## [The exercise]
Copy all lines of the listing that include the string "this".

Plotting code records
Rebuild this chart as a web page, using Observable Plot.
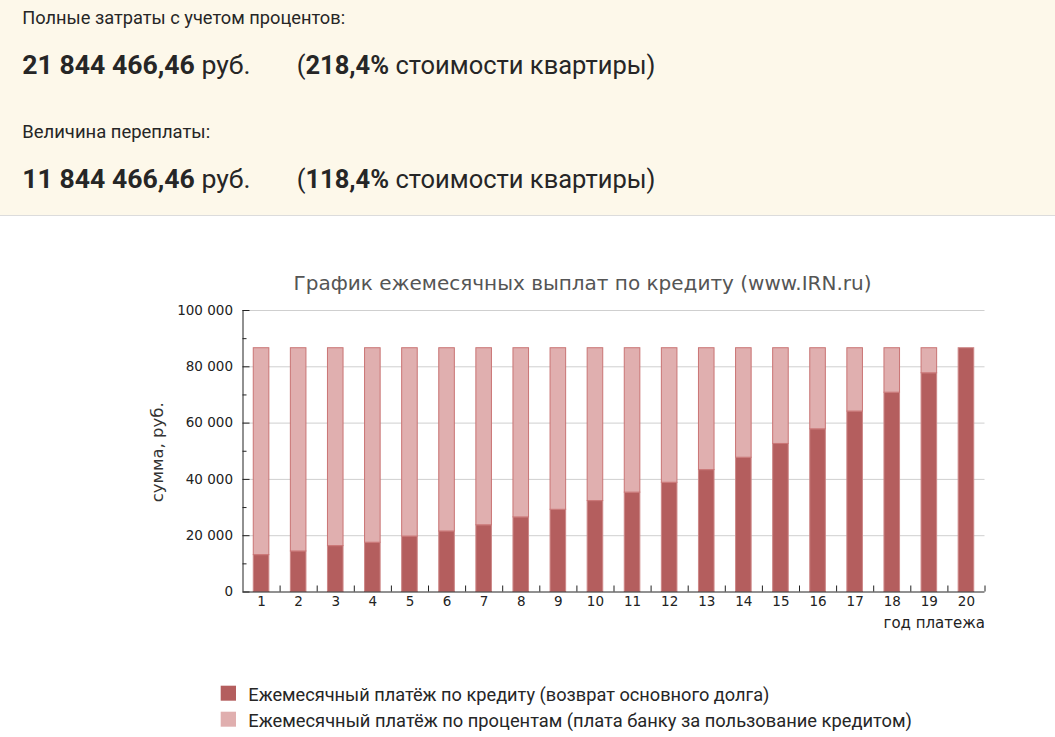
<!DOCTYPE html>
<html><head><meta charset="utf-8">
<script src="https://cdn.jsdelivr.net/npm/d3@7"></script>
<script src="https://cdn.jsdelivr.net/npm/@observablehq/plot@0.6"></script>
<style>
body{margin:0;background:#fff;width:1055px;height:737px;overflow:hidden;position:relative;}
#overlay{position:absolute;left:0;top:0;}
#chart{position:absolute;left:0;top:250px;}
</style></head><body>
<svg id="overlay" width="1055" height="737"></svg>
<div id="chart"></div>
<script>
// ---- data ----
const years = [1,2,3,4,5,6,7,8,9,10,11,12,13,14,15,16,17,18,19,20];
const principal = [13100,14400,16300,17500,19700,21500,23700,26500,29200,32300,35300,38800,43300,47700,52600,57800,64100,70800,77700,86600];
const interest  = [73500,72200,70300,69100,66900,65100,62900,60100,57400,54300,51300,47800,43300,38900,34000,28800,22500,15800,8900,0];
const seriesNames = ["Ежемесячный платёж по кредиту (возврат основного долга)", "Ежемесячный платёж по процентам (плата банку за пользование кредитом)"];
const yTicks = [0,20000,40000,60000,80000,100000];
const yMinor = [10000,30000,50000,70000,90000];
const xBoundaries = [1.5,2.5,3.5,4.5,5.5,6.5,7.5,8.5,9.5,10.5,11.5,12.5,13.5,14.5,15.5,16.5,17.5,18.5,19.5,20.5];
const chartTitle = "График ежемесячных выплат по кредиту (www.IRN.ru)";
const yLabel = "сумма, руб.";
const xLabel = "год платежа";
const headTotalLabel = "Полные затраты с учетом процентов:";
const headTotalValue = "21 844 466,46";
const headTotalPct = "218,4%";
const headOverLabel = "Величина переплаты:";
const headOverValue = "11 844 466,46";
const headOverPct = "118,4%";
const unit = " руб.";
const pctSuffix = " стоимости квартиры)";

const fills = {p: "#b45e5e", i: "#e0afaf"};
const strokes = {p: "#cd8787", i: "#c97474"};

const data = [
  ...years.map((y, k) => ({year: y, s: "p", value: principal[k]})),
  ...years.map((y, k) => ({year: y, s: "i", value: interest[k]}))
];

const fmt = d3.formatLocale({decimal: ",", thousands: " ", grouping: [3], currency: ["", ""]}).format(",d");

// ---- chart ----
const W = 1055, H = 410, mL = 242.5, mR = 70.5, mT = 60, mB = 68.5;
const fw = W - mL - mR, fh = H - mT - mB;
const chart = Plot.plot({
  width: W, height: H,
  marginLeft: mL, marginRight: mR, marginTop: mT, marginBottom: mB,
  x: {type: "linear", domain: [0.5, 20.5]},
  y: {domain: [0, 100000]},
  style: {fontFamily: "DejaVu Sans", fontSize: "13.5px", color: "#222", background: "transparent", overflow: "visible"},
  marks: [
    Plot.ruleY(yTicks.slice(1), {stroke: "#cfcfcf", strokeWidth: 1}),
    Plot.rectY(data, Plot.stackY({
      x1: d => d.year - 0.21, x2: d => d.year + 0.21, y: "value",
      fill: d => fills[d.s], stroke: d => strokes[d.s], strokeWidth: 1
    })),
    Plot.ruleY(yTicks, {insetRight: fw - 7, stroke: "#222"}),
    Plot.ruleY(yMinor, {insetRight: fw - 4, stroke: "#222"}),
    Plot.ruleX([0.5], {stroke: "#222"}),
    Plot.ruleY([0], {stroke: "#222"}),
    Plot.ruleX(xBoundaries, {insetTop: fh - 6, stroke: "#222"}),
    Plot.axisX({ticks: years, tickSize: 0, tickPadding: 4, tickFormat: d => String(d), label: null, fill: "#222"}),
    Plot.axisY({ticks: yTicks, tickSize: 0, tickPadding: 10, tickFormat: fmt, label: null, fill: "#222"}),
    Plot.text([xLabel], {frameAnchor: "bottom-right", textAnchor: "end", lineAnchor: "middle", dy: 31, fontSize: 15, fill: "#222"}),
    Plot.text([yLabel], {frameAnchor: "left", textAnchor: "middle", lineAnchor: "middle", rotate: -90, dx: -85.5, dy: 1, fontSize: 16.5, fill: "#333"}),
    Plot.text([chartTitle], {frameAnchor: "top", textAnchor: "middle", lineAnchor: "middle", dx: -31.5, dy: -27, fontSize: 20, fill: "#555"})
  ]
});
document.getElementById("chart").appendChild(chart);

// ---- header and legend (page text) ----
const svg = d3.select("#overlay");
svg.append("rect").attr("x", 0).attr("y", 0).attr("width", 1055).attr("height", 215).attr("fill", "#fdf8ea");
svg.append("line").attr("x1", 0).attr("x2", 1055).attr("y1", 215.5).attr("y2", 215.5).attr("stroke", "#dcdcdc");

function row(x, baseline, parts, targetW, size) {
  const t = svg.append("text").attr("x", x).attr("y", baseline)
    .attr("font-family", "Roboto").attr("font-size", size).attr("fill", "#262626");
  parts.forEach(([s, b]) => t.append("tspan").attr("font-weight", b ? 700 : 400).text(s));
  const w = t.node().getComputedTextLength();
  if (w > 0) t.attr("font-size", size * targetW / w);
  return t;
}
row(22.3, 24, [[headTotalLabel, false]], 323, 18);
row(22.3, 74, [[headTotalValue, true], [unit, false]], 228.4, 25);
row(296.7, 74, [["(", false], [headTotalPct, true], [pctSuffix, false]], 359, 25);
row(22.3, 137.5, [[headOverLabel, false]], 188, 18);
row(22.3, 187.5, [[headOverValue, true], [unit, false]], 228.4, 25);
row(296.7, 187.5, [["(", false], [headOverPct, true], [pctSuffix, false]], 359, 25);

// legend
const legendRows = [
  {name: seriesNames[0], fill: fills.p, y: 685.7, base: 700.7, w: 521.7},
  {name: seriesNames[1], fill: fills.i, y: 711.7, base: 726.7, w: 663.7}
];
legendRows.forEach(r => {
  svg.append("rect").attr("x", 220.7).attr("y", r.y).attr("width", 15.3).attr("height", 15).attr("fill", r.fill);
  row(248.3, r.base, [[r.name, false]], r.w, 18);
});
</script>
</body></html>
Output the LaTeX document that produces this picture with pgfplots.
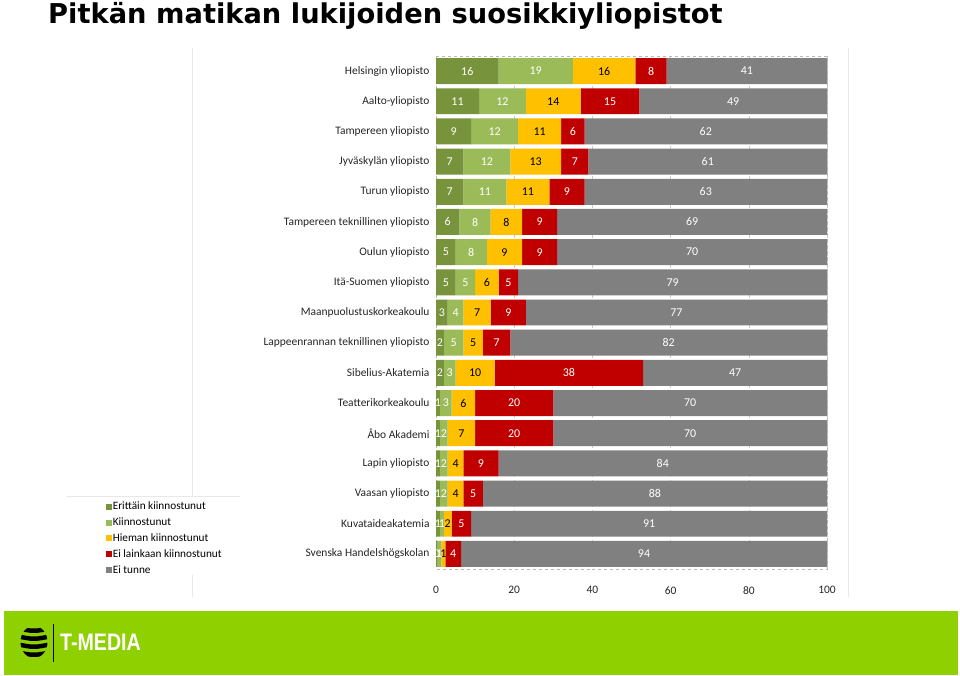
\documentclass[border=0pt]{standalone}
\usepackage{pgfplots}
\pgfplotsset{compat=1.18}
\usepackage{pgfplotstable}
\usepackage{fontspec}
\setmainfont{Carlito}
\newfontfamily\titlefont{DejaVu Sans}
\newfontfamily\logofont{Liberation Sans}

\definecolor{cDG}{RGB}{119,147,60}
\definecolor{cLG}{RGB}{155,187,89}
\definecolor{cYE}{RGB}{255,192,0}
\definecolor{cRE}{RGB}{192,0,0}
\definecolor{cGR}{RGB}{128,128,128}
\definecolor{cLime}{RGB}{143,209,0}

% values a..e as drawn (bars end at 100); labels la..le as printed
\pgfplotstableread{
id a b c d e la lb lc ld le
0 16 19 16 8 41 16 19 16 8 41
1 11 12 14 15 48 11 12 14 15 49
2 9 12 11 6 62 9 12 11 6 62
3 7 12 13 7 61 7 12 13 7 61
4 7 11 11 9 62 7 11 11 9 63
5 6 8 8 9 69 6 8 8 9 69
6 5 8 9 9 69 5 8 9 9 70
7 5 5 6 5 79 5 5 6 5 79
8 3 4 7 9 77 3 4 7 9 77
9 2 5 5 7 81 2 5 5 7 82
10 2 3 10 38 47 2 3 10 38 47
11 1 3 6 20 70 1 3 6 20 70
12 1 2 7 20 70 1 2 7 20 70
13 1 2 4 9 84 1 2 4 9 84
14 1 2 4 5 88 1 2 4 5 88
15 1 1 2 5 91 1 1 2 5 91
16 0.4 1 1 4 93.6 0 1 1 4 94
}\data

\begin{document}
\begin{tikzpicture}
\begin{scope}[x=1bp,y=1bp]
\useasboundingbox (0,0) rectangle (960,676);
\fill[white] (0,0) rectangle (960,676);
% title
\node[anchor=base west, inner sep=0pt, font=\titlefont\bfseries\fontsize{27.4}{30}\selectfont] at (48,652.5) {Pitkän matikan lukijoiden suosikkiyliopistot};
% faint frame lines
\draw[gray!18, line width=0.8bp] (192.5,628) -- (192.5,180);
\draw[gray!18, line width=0.8bp] (192.5,101) -- (192.5,79);
\draw[gray!18, line width=0.8bp] (66,179.5) -- (240,179.5);
\draw[gray!18, line width=0.8bp] (848.5,628) -- (848.5,79);
% bottom band
\fill[cLime] (4,1) rectangle (958,65);
\begin{scope}
\clip (34,34) ellipse (13.5 and 16);
\foreach \yy in {22,30,38,46} {\fill[black] (15,\yy) .. controls (34,\yy-4) .. (53,\yy) -- (53,\yy+4.5) .. controls (34,\yy+0.5) .. (15,\yy+4.5) -- cycle;}
\end{scope}
\draw[black, line width=0.8bp] (53,14) -- (53,52);
\node[anchor=west, inner sep=0pt, text=white, xscale=0.82, font=\logofont\bfseries\fontsize{24}{26}\selectfont] at (60,34) {T-MEDIA};
\end{scope}

\begin{axis}[
  at={(436bp,107bp)}, anchor=south west,
  scale only axis, width=391bp, height=513bp,
  xbar stacked, bar width=0.86,
  xmin=0, xmax=100, ymin=-0.5, ymax=16.5, y dir=reverse,
  xtick={0,20,...,100}, ytick={0,...,16},
  yticklabels={Helsingin yliopisto, Aalto-yliopisto, Tampereen yliopisto, Jyväskylän yliopisto, Turun yliopisto, Tampereen teknillinen yliopisto, Oulun yliopisto, Itä-Suomen yliopisto, Maanpuolustuskorkeakoulu, Lappeenrannan teknillinen yliopisto, Sibelius-Akatemia, Teatterikorkeakoulu, Åbo Akademi, Lapin yliopisto, Vaasan yliopisto, Kuvataideakatemia, Svenska Handelshögskolan},
  xmajorgrids, grid style={dashed, gray!40},
  axis line style={dashed, gray!55},
  major tick length=0pt,
  tick label style={font=\fontsize{11.5}{13}\selectfont, text=black!85},
  xticklabel style={yshift=-14bp},
  yticklabel style={xshift=-3bp},
  /pgf/number format/assume math mode=true,
  legend image code/.code={\fill[#1] (0bp,-3bp) rectangle (6bp,3bp);},
  legend cell align=left,
  legend style={draw=none, fill=none, at={(-0.845,0.133)}, anchor=north west,
    font=\fontsize{11.3}{13}\selectfont, inner sep=0pt, row sep=4.6bp, nodes={inner sep=1bp}},
  nodes near coords, point meta=explicit symbolic,
  every node near coord/.append style={anchor=center, inner sep=0.5bp, font=\fontsize{12}{13}\selectfont},
]
\addplot[fill=cDG, draw=none, every node near coord/.append style={text=white}]
  table[x=a, y=id, meta=la] {\data};
\addlegendentry{Erittäin kiinnostunut}
\addplot[fill=cLG, draw=none, every node near coord/.append style={text=white}]
  table[x=b, y=id, meta=lb] {\data};
\addlegendentry{Kiinnostunut}
\addplot[fill=cYE, draw=none, every node near coord/.append style={text=black}]
  table[x=c, y=id, meta=lc] {\data};
\addlegendentry{Hieman kiinnostunut}
\addplot[fill=cRE, draw=none, every node near coord/.append style={text=white}]
  table[x=d, y=id, meta=ld] {\data};
\addlegendentry{Ei lainkaan kiinnostunut}
\addplot[fill=cGR, draw=none, every node near coord/.append style={text=white}]
  table[x=e, y=id, meta=le] {\data};
\addlegendentry{Ei tunne}
\end{axis}
\end{tikzpicture}
\end{document}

## [Written solution]
Rebuild this chart as a web page, using Observable Plot.
Output the LaTeX document that produces this picture with pgfplots.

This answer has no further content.